9.3 Notices. Notice given hereunder must be in writing and given by in-hand delivery or by first class mail, email, postage prepaid, or by air courier to the mailing address set forth above or to such other address as either Party may designate in writing. Notices will be deemed to have been received (a) when delivered, if given by in-hand delivery, and (b) 3 business days after the date of posting, if given by mail (c) upon receipt if given by email. 

9.4 Waiver and Cumulative Remedies. The waiver by either Party of any right provided under this Agreement shall not constitute a subsequent or continuing waiver of such right or of any other right under this Agreement. The remedies provided herein are in addition to, and not exclusive of, any other remedies a Party may have at law or in equity. 

9.5 Severability. In the event that one or more terms of this Agreement becomes or is declared to be illegal or otherwise unenforceable by any court of competent jurisdiction, each such term shall to the extent of such illegality or unenforceability be null and void and shall be deemed deleted from this Agreement. All remaining terms of this Agreement shall remain in full force and effect. 

9.6 Assignment. Neither party may assign this Agreement in whole or in part without the prior written consent of the other party, except that either party may assign this Agreement in connection with a change of control (whether resulting from merger, consolidation, stock transfer, asset sale or otherwise) without the prior written consent of the other party. Any assignment in contravention of this provision shall be null and void. The Parties acknowledge and agree that the Fees are based upon Customer’s anticipated scope of use under the license granted hereunder as of the Effective Date. In the event of a change of control or restructuring of Customer or any of its Affiliates (whether pursuant to merger, acquisition, reorganization, sale or lease of substantially all of Customer’s or such Affiliate’s assets, operation of law or otherwise) that may have the effect of broadening the scope of Customer’s actual use under the license, Customer shall immediately notify Ursa in writing and the Parties shall promptly determine in good faith an increase in the applicable Fees commensurate with Customer’s broadened scope of use, which increase shall be reflected on invoices issued subsequent to such determination. This Agreement shall be binding upon the successors and permitted assigns of the Parties. 
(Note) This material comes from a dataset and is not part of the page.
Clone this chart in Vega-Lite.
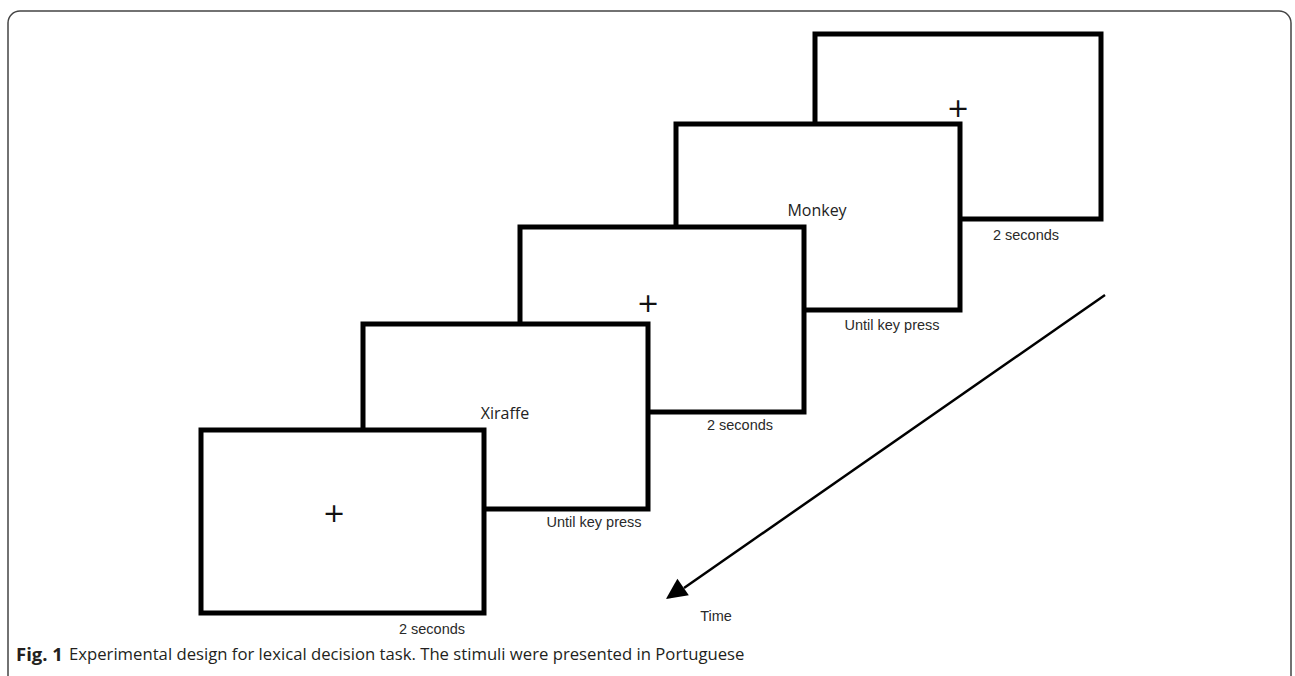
{
  "$schema": "https://vega.github.io/schema/vega-lite/v6.json",
  "width": 1295,
  "height": 676,
  "autosize": {"type": "fit", "contains": "padding"},
  "padding": 0,
  "background": "white",
  "config": {"view": {"stroke": null}},
  "datasets": {
    "frame": [{"x": 8, "x2": 1291, "y": 11, "y2": 720}],
    "screens": [
      {"screen": 5, "x": 815, "x2": 1101, "y": 34, "y2": 219},
      {"screen": 4, "x": 676, "x2": 960, "y": 124, "y2": 310},
      {"screen": 3, "x": 520, "x2": 804, "y": 227, "y2": 412},
      {"screen": 2, "x": 363, "x2": 648, "y": 324, "y2": 509},
      {"screen": 1, "x": 201, "x2": 484, "y": 430, "y2": 613}
    ],
    "fixation": [
      {"t": "+", "x": 334, "y": 513},
      {"t": "+", "x": 648, "y": 303},
      {"t": "+", "x": 958, "y": 108}
    ],
    "words": [
      {"t": "Xiraffe", "x": 505, "y": 414},
      {"t": "Monkey", "x": 817, "y": 211}
    ],
    "labels": [
      {"t": "2 seconds", "x": 1026, "y": 236},
      {"t": "Until key press", "x": 892, "y": 326},
      {"t": "2 seconds", "x": 740, "y": 426},
      {"t": "Until key press", "x": 594, "y": 523},
      {"t": "2 seconds", "x": 432, "y": 630},
      {"t": "Time", "x": 716, "y": 617}
    ],
    "arrow": [{"x": 1105, "y": 295, "x2": 684, "y2": 588}],
    "head": [{"x": 674.5, "y": 593}],
    "capBold": [{"t": "Fig. 1", "x": 16, "y": 655}],
    "cap": [{"t": "Experimental design for lexical decision task. The stimuli were presented in Portuguese", "x": 69, "y": 655}]
  },
  "layer": [
    {
      "data": {"name": "frame"},
      "mark": {"type": "rect", "filled": false, "stroke": "#444444", "strokeWidth": 1.5, "cornerRadius": 12, "clip": true},
      "encoding": {
        "x": {"field": "x", "type": "quantitative", "scale": {"domain": [0, 1295], "nice": false, "zero": false}, "axis": null},
        "x2": {"field": "x2"},
        "y": {"field": "y", "type": "quantitative", "scale": {"domain": [0, 676], "nice": false, "zero": false, "reverse": true}, "axis": null},
        "y2": {"field": "y2"}
      }
    },
    {
      "data": {"name": "screens"},
      "mark": {"type": "rect", "fill": "white", "stroke": "black", "strokeWidth": 5},
      "encoding": {
        "x": {"field": "x", "type": "quantitative", "axis": null},
        "x2": {"field": "x2"},
        "y": {"field": "y", "type": "quantitative", "axis": null},
        "y2": {"field": "y2"}
      }
    },
    {
      "data": {"name": "fixation"},
      "mark": {"type": "text", "font": "DejaVu Sans", "fontSize": 27, "baseline": "middle", "align": "center", "color": "#111111", "dy": 1},
      "encoding": {
        "x": {"field": "x", "type": "quantitative", "axis": null},
        "y": {"field": "y", "type": "quantitative", "axis": null},
        "text": {"field": "t"}
      }
    },
    {
      "data": {"name": "words"},
      "mark": {"type": "text", "font": "Open Sans", "fontSize": 16, "baseline": "middle", "align": "center", "color": "#222222"},
      "encoding": {
        "x": {"field": "x", "type": "quantitative", "axis": null},
        "y": {"field": "y", "type": "quantitative", "axis": null},
        "text": {"field": "t"}
      }
    },
    {
      "data": {"name": "labels"},
      "mark": {"type": "text", "font": "Liberation Sans", "fontSize": 14.5, "baseline": "middle", "align": "center", "color": "#2a2a2a"},
      "encoding": {
        "x": {"field": "x", "type": "quantitative", "axis": null},
        "y": {"field": "y", "type": "quantitative", "axis": null},
        "text": {"field": "t"}
      }
    },
    {
      "data": {"name": "arrow"},
      "mark": {"type": "rule", "stroke": "black", "strokeWidth": 2.5},
      "encoding": {
        "x": {"field": "x", "type": "quantitative", "axis": null},
        "y": {"field": "y", "type": "quantitative", "axis": null},
        "x2": {"field": "x2"},
        "y2": {"field": "y2"}
      }
    },
    {
      "data": {"name": "head"},
      "mark": {"type": "point", "shape": "M0,-1L0.95,1L-0.95,1Z", "filled": true, "fill": "black", "stroke": null, "opacity": 1, "size": 440, "angle": 235},
      "encoding": {
        "x": {"field": "x", "type": "quantitative", "axis": null},
        "y": {"field": "y", "type": "quantitative", "axis": null}
      }
    },
    {
      "data": {"name": "capBold"},
      "mark": {"type": "text", "font": "Open Sans", "fontSize": 18.5, "fontWeight": "bold", "baseline": "middle", "align": "left", "color": "#231f20"},
      "encoding": {
        "x": {"field": "x", "type": "quantitative", "axis": null},
        "y": {"field": "y", "type": "quantitative", "axis": null},
        "text": {"field": "t"}
      }
    },
    {
      "data": {"name": "cap"},
      "mark": {"type": "text", "font": "Open Sans", "fontSize": 16.7, "baseline": "middle", "align": "left", "color": "#231f20"},
      "encoding": {
        "x": {"field": "x", "type": "quantitative", "axis": null},
        "y": {"field": "y", "type": "quantitative", "axis": null},
        "text": {"field": "t"}
      }
    }
  ]
}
9.7 Governing Law; Venue. This Agreement shall be governed exclusively by the laws of the State of New York, without regard to the conflicts of laws rules of any jurisdiction. Each Party agrees that any action, claim, or proceeding brought to enforce or interpret any provision of this Agreement or to recover damages for its breach shall be brought exclusively in the state and federal courts located in the Northern District of New York, and the Parties waive any objections to jurisdiction or venue of any such court. In the event that any suit, claim, proceeding, or action is instituted to enforce or interpret any provision in this Agreement, the prevailing party in such dispute shall be entitled to recover from the losing party its reasonable attorney’s fees and legal costs, including upon appeal.
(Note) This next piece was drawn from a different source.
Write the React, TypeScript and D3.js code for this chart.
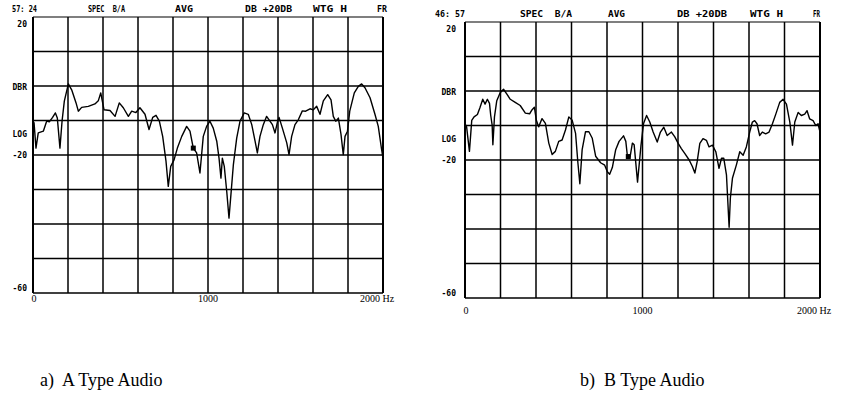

9.8 Entire Agreement; Modification; Conflict. This Agreement, including all Order Forms, contains the complete and exclusive statement of the agreement between the Parties and supersedes all prior and contemporaneous agreements, understandings, proposals, negotiations, representations or warranties of any kind, whether oral or written, with respect to the subject matter hereof. Each Party acknowledges that in entering into this Agreement, it has not relied on any previous or implied representation, warranty, agreement, or statement not expressly set out in this Agreement and it will have no right or remedy arising out of any such representation, warranty, agreement, or statement. No modification, amendment, or waiver of any provision of this Agreement shall be effective unless in writing and signed by the Party against whom the modification, amendment or waiver is to be asserted.